Parallel sorting by regular sampling: algorithm

The psrs sorting algorithm consists of six distinct phases. It also uses message passing communication paradigms of send, receive, broadcast, scatter and gather:

  • send allows one processor to send a message to another processor,

  • receive allows one processor to receive a message sent from another processor,

  • broadcast allows one processor to send a message to all processors,

  • scatter allows one processor to distribute pieces of data (say, an array) to all processors, and

  • gather allows one processor to collect pieces of data (say an array) from

    all processors.

message passing paradigms

Questions

  1. How could broadcast be made more efficient?
  2. What might you suspect is the difference between scatter and scatterv?

Algorithm description

This is a phase oriented description of the PSRS algorithm. This description also specifies the communications paradigms. Notice that partition, quicksort and multimerge are used in this description as well.

Phase I: Initialization

Start up \(p\) processors, let the root processor, 0, get data of size \(n\).

Phase II: Scatter data, local sort and regular samples collected

Scatter the data values to the \(p\) processors. Each processors sorts its local data set, roughly of size \(\frac{n}{p}\), using quicksort. Each processor chooses \(p\) sample points, in a very regular manner, from its locally sorted data.

Phase III: Gather and merge samples, choose and broadcast p-1 pivots

The root processor, 0, gathers the \(p\) sets of \(p\) sample points. It is important to realize that each set of these \(p\) sample points is sorted. These \(p\) sets are sorted using multimerge. From these \(p^2\) sorted points, \(p-1\) pivot values are regularly chosen and are broadcast to the other \(p-1\) processors.

Phase IV: Local data is partitioned

Each of the \(p\) processors partitions its local sorted data, roughly of size \(\frac{n}{p}\), into \(p\) classes using the \(p-1\) pivot values.

Phase V: All *ith* classes are gathered and merged

Processor i gathers the \(i^{th}\) class of data from every other processor. Each of these classes is sorted using multimerge.

Phase VI: Root processor collects all the data

The root processor gathers all the data and assembles the sorted list of \(n\) values.

Questions

  1. Manually, sort a list of \(20\) integers, with \(4\) simulated processors, following these six phases.
  2. What can you say about the time complexity of each phase of this algorithm? What does this tell you about the time complexity of the algorithm?
  3. What can you say about the space requirements of each phase of this algorithm? How does this affect the time complexity?
  4. What can you say about the communication complexity of this algorithm?

An example, data, communication and computation flow

The following figure illustrates this algorithm using \(1000\) data points and \(4\) processors. The communication between processors is annotated with the MPI functions Broadcast, Gather, Gatherv, and Scatter. As you study this figure, please realize that, in particular, Gatherv is rather complicated. The details of all these MPI functions will be discussed as part of the next section. For now, relate the six phases of the algorithm to the data, communications and computing flows indicated in the figure.

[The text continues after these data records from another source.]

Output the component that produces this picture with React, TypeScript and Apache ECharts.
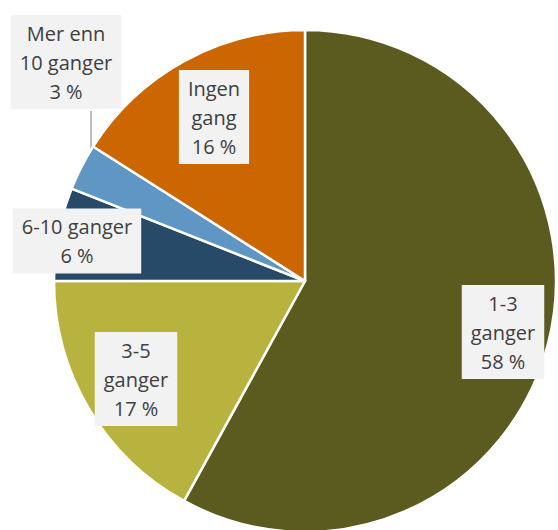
import React, { useEffect, useRef } from "react";
import * as echarts from "echarts";

const categories = ["1-3 ganger", "3-5 ganger", "6-10 ganger", "Mer enn 10 ganger", "Ingen gang"];
const values = [58, 17, 6, 3, 16];
const labelTexts = ["1-3\nganger", "3-5\nganger", "6-10 ganger", "Mer enn\n10 ganger", "Ingen\ngang"];
const colors = ["#5b5a1f", "#b8b33e", "#284a69", "#6096c4", "#cc6600"];
const labelPos: [number, number][] = [
  [503, 332],
  [136, 379],
  [77, 241],
  [66, 62],
  [214, 117],
];
const leaderLine: number[][] = [
  [91, 148],
  [91, 130],
  [91, 111],
];

export default function App() {
  const ref = useRef<HTMLDivElement>(null);
  useEffect(() => {
    if (!ref.current) return;
    const chart = echarts.init(ref.current, undefined, { renderer: "svg" });
    chart.setOption({
      animation: false,
      series: [
        {
          type: "pie",
          center: [305, 281],
          radius: 251,
          startAngle: 90,
          clockwise: true,
          avoidLabelOverlap: false,
          emphasis: { disabled: true },
          itemStyle: { borderColor: "#ffffff", borderWidth: 2.5 },
          label: {
            show: true,
            position: "outside",
            formatter: (p: any) => `${labelTexts[p.dataIndex]}\n${p.value} %`,
            fontFamily: "Open Sans",
            fontSize: 20,
            lineHeight: 29,
            color: "#404040",
            backgroundColor: "#f2f2f2",
            padding: [4, 9, 3, 9],
            align: "center",
          },
          labelLine: { show: false, lineStyle: { color: "#a6a6a6", width: 1.5 } },
          labelLayout: (p: any) => {
            const res: any = {
              x: labelPos[p.dataIndex][0],
              y: labelPos[p.dataIndex][1],
              align: "center",
              verticalAlign: "middle",
            };
            if (p.dataIndex === 3) res.labelLinePoints = leaderLine;
            return res;
          },
          data: categories.map((name, i) => ({
            name,
            value: values[i],
            itemStyle: { color: colors[i] },
            labelLine: i === 3 ? { show: true, length: 5, length2: 5 } : { show: false },
          })),
        },
      ],
    });
    return () => chart.dispose();
  }, []);
  return (
    <div
      ref={ref}
      style={{ position: "fixed", left: 0, top: 0, width: 558, height: 530, background: "#ffffff" }}
    />
  );
}
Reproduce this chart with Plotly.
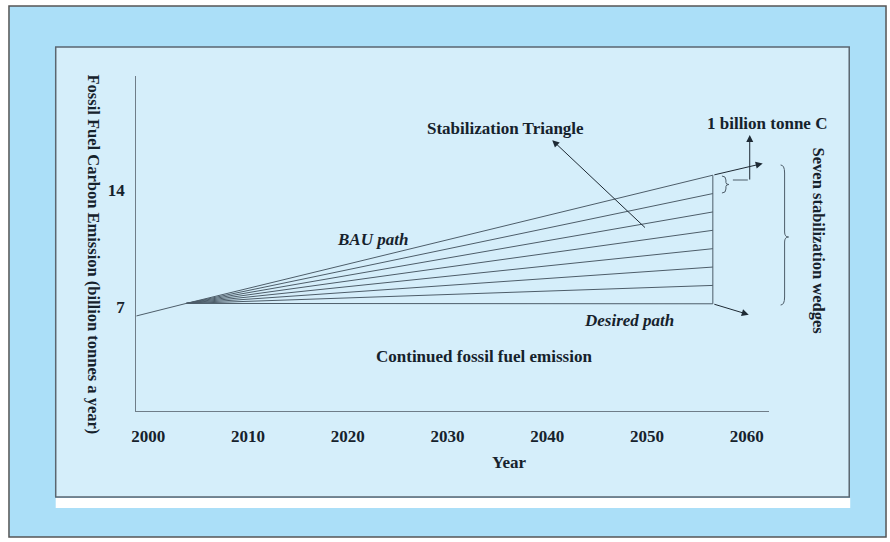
import plotly.graph_objects as go

# ---- data ----
x_ticks = [2000, 2010, 2020, 2030, 2040, 2050, 2060]
x_tick_labels = ["2000", "2010", "2020", "2030", "2040", "2050", "2060"]
y_ticks = [7, 14]
y_tick_labels = ["7", "14"]

start_year = 1998.8
start_value = 6.47
fan_origin_year = 2003.8
fan_origin_value = 7.22
end_year = 2056.6
end_values = [14.9, 13.8, 12.7, 11.6, 10.5, 9.4, 8.3, 7.2]   # BAU ... desired
bau_arrow_year, bau_arrow_value = 2061.6, 15.6
desired_arrow_year, desired_arrow_value = 2060.2, 6.55

W, H = 890, 542
def px(x):
    return x / W
def py(y):
    return 1 - y / H

LINE = "#4d5d69"
TEXT = "#16222c"
FONT = "Liberation Serif"
HSIZE = 17
VSIZE = 16.5

fig = go.Figure()

# initial segment + fan of wedge lines
fig.add_trace(go.Scatter(x=[start_year, fan_origin_year], y=[start_value, fan_origin_value],
                         mode="lines", line=dict(color=LINE, width=1), hoverinfo="skip", showlegend=False))
for v in end_values:
    fig.add_trace(go.Scatter(x=[fan_origin_year, end_year], y=[fan_origin_value, v],
                             mode="lines", line=dict(color=LINE, width=1), hoverinfo="skip", showlegend=False))
# vertical closing line
fig.add_trace(go.Scatter(x=[end_year, end_year], y=[end_values[0], end_values[-1]],
                         mode="lines", line=dict(color=LINE, width=1), hoverinfo="skip", showlegend=False))

shapes = []
# outer frame
shapes.append(dict(type="rect", xref="paper", yref="paper", x0=px(4), x1=px(886), y0=py(537), y1=py(6),
                   fillcolor="#abdff8", line=dict(color="#555555", width=1.5), layer="below"))
# inner panel
shapes.append(dict(type="rect", xref="paper", yref="paper", x0=px(51), x1=px(849), y0=py(497), y1=py(47),
                   fillcolor="#d5eefa", line=dict(color="#5a6670", width=1.5), layer="below"))
# white strip under panel
shapes.append(dict(type="rect", xref="paper", yref="paper", x0=px(51), x1=px(850), y0=py(508), y1=py(498),
                   fillcolor="#ffffff", line=dict(width=0), layer="below"))
# small brace between top two lines
sb_x, sb_y0, sb_y1 = 721, 176, 193
sm = (sb_y0 + sb_y1) / 2
shapes.append(dict(type="path", xref="paper", yref="paper",
                   path=(f"M {px(sb_x)},{py(sb_y0)} Q {px(sb_x+4)},{py(sb_y0)} {px(sb_x+4)},{py(sb_y0+4)} "
                         f"L {px(sb_x+4)},{py(sm-2)} Q {px(sb_x+4)},{py(sm)} {px(sb_x+7)},{py(sm)} "
                         f"Q {px(sb_x+4)},{py(sm)} {px(sb_x+4)},{py(sm+2)} "
                         f"L {px(sb_x+4)},{py(sb_y1-4)} Q {px(sb_x+4)},{py(sb_y1)} {px(sb_x)},{py(sb_y1)}"),
                   line=dict(color=LINE, width=1)))
# connector from small brace to the upward arrow
shapes.append(dict(type="line", xref="paper", yref="paper", x0=px(732), x1=px(747), y0=py(180), y1=py(180),
                   line=dict(color=LINE, width=1)))
# big brace
bb_x, bb_y0, bb_y1 = 780, 165, 305
bm = 237
shapes.append(dict(type="path", xref="paper", yref="paper",
                   path=(f"M {px(bb_x)},{py(bb_y0)} Q {px(bb_x+4)},{py(bb_y0)} {px(bb_x+4)},{py(bb_y0+8)} "
                         f"L {px(bb_x+4)},{py(bm-5)} Q {px(bb_x+4)},{py(bm)} {px(bb_x+8)},{py(bm)} "
                         f"Q {px(bb_x+4)},{py(bm)} {px(bb_x+4)},{py(bm+5)} "
                         f"L {px(bb_x+4)},{py(bb_y1-8)} Q {px(bb_x+4)},{py(bb_y1)} {px(bb_x)},{py(bb_y1)}"),
                   line=dict(color=LINE, width=1)))

annotations = []
def arrow(xh, yh, xt, yt):
    annotations.append(dict(x=xh, y=yh, ax=xt, ay=yt, xref="x", yref="y", axref="x", ayref="y",
                            text="", showarrow=True, arrowhead=2, arrowsize=1.4, arrowwidth=1,
                            arrowcolor="#1e2a34"))
# BAU continuation arrow
arrow(bau_arrow_year, bau_arrow_value, end_year, end_values[0])
# desired path arrow
arrow(desired_arrow_year, desired_arrow_value, end_year, end_values[-1])
# stabilization triangle arrow
arrow(2040.5, 17.0, 2049.95, 11.68)
# 1 billion tonne C arrow
arrow(2060.3, 17.3, 2060.3, 14.55)

def label(text, x, y, size=HSIZE, italic=False, angle=0):
    t = f"<b><i>{text}</i></b>" if italic else f"<b>{text}</b>"
    annotations.append(dict(x=px(x), y=py(y), xref="paper", yref="paper", text=t, showarrow=False,
                            textangle=angle, font=dict(family=FONT, size=size, color=TEXT),
                            xanchor="center", yanchor="middle"))

label("Stabilization Triangle", 503, 128)
label("1 billion tonne C", 766, 123)
label("BAU path", 370, 239, italic=True)
label("Desired path", 628, 320, italic=True)
label("Continued fossil fuel emission", 482, 356)
label("Year", 507, 462)
label("Fossil Fuel Carbon Emission (billion tonnes a year)", 89, 254, size=VSIZE, angle=90)
label("Seven stabilization wedges", 818, 241, size=VSIZE, angle=90)

fig.update_layout(
    width=W, height=H,
    margin=dict(l=0, r=0, t=0, b=0),
    paper_bgcolor="#ffffff",
    plot_bgcolor="rgba(0,0,0,0)",
    showlegend=False,
    shapes=shapes,
    annotations=annotations,
    xaxis=dict(domain=[px(132), px(768)], range=[1998.8, 2062.2],
               tickvals=x_ticks, ticktext=[f"<b>{t}</b>" for t in x_tick_labels],
               showgrid=False, zeroline=False, showline=True, linecolor="#6f7d88", linewidth=1,
               ticks="outside", ticklen=10, tickcolor="rgba(0,0,0,0)",
               tickfont=dict(family=FONT, size=HSIZE, color=TEXT), fixedrange=True),
    yaxis=dict(domain=[py(411), py(76)], range=[0.78, 20.84],
               tickvals=y_ticks, ticktext=[f"<b>{t}</b>" for t in y_tick_labels],
               showgrid=False, zeroline=False, showline=True, linecolor="#6f7d88", linewidth=1,
               ticks="outside", ticklen=7, tickcolor="rgba(0,0,0,0)",
               tickfont=dict(family=FONT, size=HSIZE, color=TEXT), fixedrange=True),
)

fig.write_html("out.html", config={"displayModeBar": False},
               post_script="document.body.style.margin='0';document.body.style.overflow='hidden';")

Picture of area under curve

Flow of data and computation using \(4\) processors and \(1000\) values to be sorted using the Parallel Sorting with Regular Selection Algorithm.

Exercises

  1. Identify each of the \(6\) phases of the algorithm in the figure.
  2. The two sets of arrays classStart[] and classLength[], and recvStarts[] and recvLengths[] are used as indices into mydata[] and recvbuffer[] on the sending processors and receiving processors in the Gatherv, respectively. The details of Gatherv will be discussed in the next section, but make sure you understand the scope of these arrays with respect to the different processors.